I changed my mind on the issue. For a long version of my new thinking, I have
a blog post: _The Four Economic Classes and Their Respective Plights_
<http://intellectual-detox.com/2013/01/20/economic-classes/> I'll try and give
a shorter version here.

The problem is that an increasing percentage of jobs in the economy are either
zero-sum or positive sum but very competitive or winner-takes-all in nature.
In such a situation, unilaterally choosing to take a vacation can be a death
sentence. But if everyone takes a vacation, everyone could be better off.
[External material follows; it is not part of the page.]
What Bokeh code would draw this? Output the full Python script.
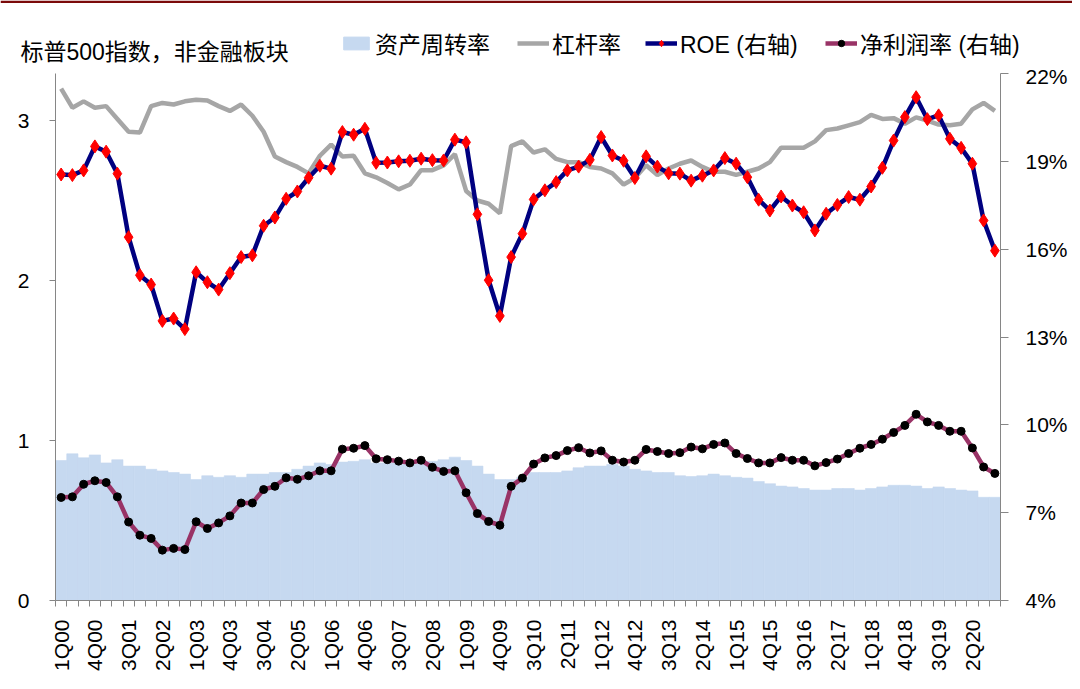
from bokeh.plotting import figure
from bokeh.models import Range1d, LinearAxis, FixedTicker, Legend, LegendItem, Label, Span
from bokeh.layouts import column
from bokeh.embed import file_html
from bokeh.resources import INLINE
from math import pi

quarters = [f"{q}Q{y:02d}" for y in range(0, 21) for q in range(1, 5)]

turnover = [0.875, 0.917, 0.892, 0.91, 0.86, 0.88, 0.84, 0.84, 0.82, 0.81,
            0.80, 0.79, 0.756, 0.78, 0.77, 0.78, 0.77, 0.79, 0.79, 0.80,
            0.80, 0.82, 0.84, 0.86, 0.85, 0.865, 0.87, 0.88, 0.86, 0.86,
            0.86, 0.87, 0.87, 0.87, 0.88, 0.896, 0.875, 0.84, 0.79, 0.756,
            0.756, 0.77, 0.80, 0.80, 0.80, 0.81, 0.83, 0.84, 0.84, 0.85,
            0.84, 0.82, 0.81, 0.80, 0.80, 0.78, 0.775, 0.78, 0.79, 0.78,
            0.77, 0.765, 0.744, 0.73, 0.715, 0.71, 0.70, 0.69, 0.69, 0.70,
            0.70, 0.69, 0.70, 0.71, 0.72, 0.72, 0.715, 0.70, 0.71, 0.70,
            0.69, 0.685, 0.645, 0.645]

leverage = [3.20, 3.08, 3.12, 3.08, 3.09, 3.01, 2.93, 2.925, 3.09, 3.11,
            3.10, 3.12, 3.13, 3.125, 3.09, 3.06, 3.10, 3.03, 2.93, 2.775,
            2.74, 2.71, 2.67, 2.78, 2.85, 2.775, 2.78, 2.67, 2.645, 2.61,
            2.57, 2.60, 2.69, 2.69, 2.72, 2.79, 2.56, 2.50, 2.48, 2.42,
            2.84, 2.87, 2.80, 2.82, 2.76, 2.74, 2.74, 2.71, 2.70, 2.67,
            2.60, 2.64, 2.72, 2.66, 2.70, 2.73, 2.75, 2.71, 2.68, 2.68,
            2.66, 2.68, 2.70, 2.74, 2.83, 2.83, 2.83, 2.87, 2.94, 2.95,
            2.97, 2.99, 3.035, 3.01, 3.015, 2.98, 3.02, 3.00, 2.975, 2.97,
            2.98, 3.07, 3.11, 3.06]

roe = [18.55, 18.53, 18.69, 19.51, 19.33, 18.58, 16.41, 15.11, 14.79, 13.55,
       13.63, 13.27, 15.21, 14.87, 14.62, 15.18, 15.73, 15.79, 16.80, 17.08,
       17.72, 17.97, 18.44, 18.85, 18.75, 20.00, 19.91, 20.11, 18.95, 18.96,
       19.00, 19.02, 19.09, 19.04, 19.03, 19.74, 19.65, 17.19, 14.94, 13.72,
       15.73, 16.53, 17.70, 18.01, 18.29, 18.69, 18.82, 19.05, 19.83, 19.20,
       19.02, 18.43, 19.17, 18.82, 18.59, 18.58, 18.34, 18.51, 18.69, 19.11,
       18.92, 18.46, 17.69, 17.32, 17.80, 17.49, 17.26, 16.64, 17.21, 17.51,
       17.78, 17.69, 18.14, 18.78, 19.71, 20.51, 21.19, 20.44, 20.57, 19.77,
       19.46, 18.92, 16.98, 15.95]

margin = [7.52, 7.54, 7.97, 8.09, 8.03, 7.54, 6.68, 6.23, 6.12, 5.72,
          5.78, 5.74, 6.69, 6.46, 6.65, 6.89, 7.33, 7.33, 7.79, 7.90,
          8.19, 8.14, 8.26, 8.43, 8.43, 9.17, 9.20, 9.29, 8.84, 8.81,
          8.76, 8.70, 8.79, 8.55, 8.41, 8.43, 7.68, 6.97, 6.70, 6.57,
          7.90, 8.18, 8.66, 8.87, 8.95, 9.12, 9.22, 9.04, 9.11, 8.79,
          8.73, 8.79, 9.16, 9.09, 9.02, 9.05, 9.24, 9.18, 9.33, 9.38,
          9.02, 8.85, 8.70, 8.70, 8.88, 8.79, 8.79, 8.60, 8.71, 8.83,
          9.02, 9.20, 9.33, 9.51, 9.74, 9.98, 10.36, 10.10, 9.98, 9.78,
          9.78, 9.21, 8.56, 8.34]

left_ticks = [0, 1, 2, 3]
right_ticks = [4, 7, 10, 13, 16, 19, 22]
label_step = 3

title_text = "标普500指数，非金融板块"
names = ["资产周转率", "杠杆率", "ROE (右轴)", "净利润率 (右轴)"]

FONT = "Liberation Sans, Noto Sans CJK SC"
FS = "21px"
FS_LEG = "23px"
AXIS_COLOR = "#868686"
C_BAR = "#C6D9F0"
C_LEV = "#A6A6A6"
C_ROE = "#000080"
C_ROE_PT = "#FF0000"
C_NM = "#993366"
C_NM_PT = "#000000"
C_TOP = "#7B0A0A"

W = 1072
STRIP_H = 64
MAIN_H = 673 - STRIP_H

n = len(quarters)
xc = [i + 0.5 for i in range(n)]

# ---------------- main chart ----------------
p = figure(width=W, height=MAIN_H, output_backend="svg", toolbar_location=None,
           x_range=Range1d(0, n), y_range=Range1d(0, 3.294),
           min_border_left=55, min_border_right=W - 1000, min_border_top=9,
           min_border_bottom=73)
p.frame_align = False
p.extra_y_ranges = {"pct": Range1d(4, 22)}
p.grid.visible = False
p.outline_line_color = None

p.vbar(x=xc, top=turnover, width=1.0, fill_color=C_BAR, line_color=C_BAR, line_width=0.6)
p.line(xc, leverage, line_color=C_LEV, line_width=4.5)
p.line(xc, margin, line_color=C_NM, line_width=4.5, y_range_name="pct")
p.scatter(xc, margin, marker="circle", size=8, fill_color=C_NM_PT, line_color=C_NM_PT,
          y_range_name="pct")
p.line(xc, roe, line_color=C_ROE, line_width=4.5, y_range_name="pct")
p.scatter(xc, roe, marker="diamond", size=13, fill_color=C_ROE_PT, line_color=C_ROE_PT,
          y_range_name="pct")

ya = p.yaxis[0]
ya.ticker = FixedTicker(ticks=left_ticks)
ya.major_label_text_font_size = FS
ya.major_label_text_font = FONT
ya.major_label_text_color = "black"
ya.axis_line_color = AXIS_COLOR
ya.major_tick_line_color = AXIS_COLOR
ya.major_tick_out = 6
ya.major_tick_in = 0
ya.minor_tick_line_color = None
ya.major_label_standoff = 20

ra = LinearAxis(y_range_name="pct", ticker=FixedTicker(ticks=right_ticks),
                major_label_overrides={t: f"{t}%" for t in right_ticks})
ra.major_label_text_font_size = FS
ra.major_label_text_font = FONT
ra.major_label_text_color = "black"
ra.axis_line_color = AXIS_COLOR
ra.major_tick_line_color = AXIS_COLOR
ra.major_tick_out = 8
ra.major_tick_in = 0
ra.minor_tick_line_color = None
ra.major_label_standoff = 17
p.add_layout(ra, "right")

xa = p.xaxis[0]
label_idx = list(range(0, n, label_step))
xa.ticker = FixedTicker(ticks=[i + 0.5 for i in label_idx], minor_ticks=list(range(0, n + 1)))
xa.major_label_overrides = {i + 0.5: quarters[i] for i in label_idx}
xa.major_label_orientation = pi / 2
xa.major_label_text_font_size = FS
xa.major_label_text_font = FONT
xa.major_label_text_color = "black"
xa.axis_line_color = AXIS_COLOR
xa.major_tick_out = 0
xa.major_tick_in = 0
xa.minor_tick_line_color = AXIS_COLOR
xa.minor_tick_out = 6
xa.minor_tick_in = 0
xa.major_label_standoff = 13

# ---------------- title + legend strip ----------------
s = figure(width=W, height=STRIP_H, output_backend="svg", toolbar_location=None,
           x_range=Range1d(0, W), y_range=Range1d(0, STRIP_H),
           x_axis_type=None, y_axis_type=None,
           min_border_left=0, min_border_right=0, min_border_top=0, min_border_bottom=0)
s.frame_align = False
s.grid.visible = False
s.outline_line_color = None

s.add_layout(Span(location=STRIP_H - 1.25, dimension="width", line_color=C_TOP, line_width=2.5))

off = [-100]
r_bar = s.vbar(x=off, top=off, width=1.0, fill_color=C_BAR, line_color=C_BAR)
r_lev = s.line(x=off, y=off, line_color=C_LEV, line_width=4.5)
r_roe_l = s.line(x=off, y=off, line_color=C_ROE, line_width=4.5)
r_roe_p = s.scatter(x=off, y=off, marker="diamond", size=13, fill_color=C_ROE_PT, line_color=C_ROE_PT)
r_nm_l = s.line(x=off, y=off, line_color=C_NM, line_width=4.5)
r_nm_p = s.scatter(x=off, y=off, marker="circle", size=8, fill_color=C_NM_PT, line_color=C_NM_PT)

LEG_Y = 12    # centre of legend row, px above strip bottom
TITLE_Y = 13  # centre of title, px above strip bottom

s.add_layout(Label(x=20, y=TITLE_Y, x_units="screen", y_units="screen", text=title_text,
                   text_font=FONT, text_font_size=FS_LEG, text_baseline="middle",
                   text_color="black"))

def add_leg(label, renderers, x, gh):
    leg = Legend(items=[LegendItem(label=label, renderers=renderers)],
                 location=(x, LEG_Y - gh / 2),
                 orientation="horizontal", padding=0, margin=0, border_line_color=None,
                 background_fill_alpha=0, glyph_width=32, glyph_height=gh,
                 label_text_font=FONT, label_text_font_size=FS_LEG, label_standoff=3,
                 label_height=int(gh), label_text_baseline="middle",
                 label_text_color="black")
    s.add_layout(leg, "center")

add_leg(names[0], [r_bar], 340, 16)
add_leg(names[1], [r_lev], 517, 16)
add_leg(names[2], [r_roe_l, r_roe_p], 645, 16)
add_leg(names[3], [r_nm_l, r_nm_p], 825, 16)

layout = column(s, p, spacing=0)
open("out.html", "w").write(file_html(layout, INLINE))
This is a classic prisoners dilemma problem. As a sales person at a software
company, I might want more vacation time. But if I take off the time, I might
lose the sale to a competing firm, who does not take time off (the I lose,
they win quadrant of the game). So both might work the extra day, and we both
lose because we are working more. But if there is a law mandating a national
holiday, then we both can take the day off, without losing the sale to the
competing firm.

For the minimum wage worker, yes, that particular worker might be fighting for
more hours. But when all the low wage workers fight for more hours and give up
benefits, it just drives down the wages for everyone. The U.S. is rich enough
to both give all workers a living wage and enough vacation, so why not enact
the policies to do so? (Just mandating more vacation alone, might not be a
good idea, but mandating vacation plus giving some sort of wage subsidy either
in the form of cash or in health benefits, might be a quite good idea).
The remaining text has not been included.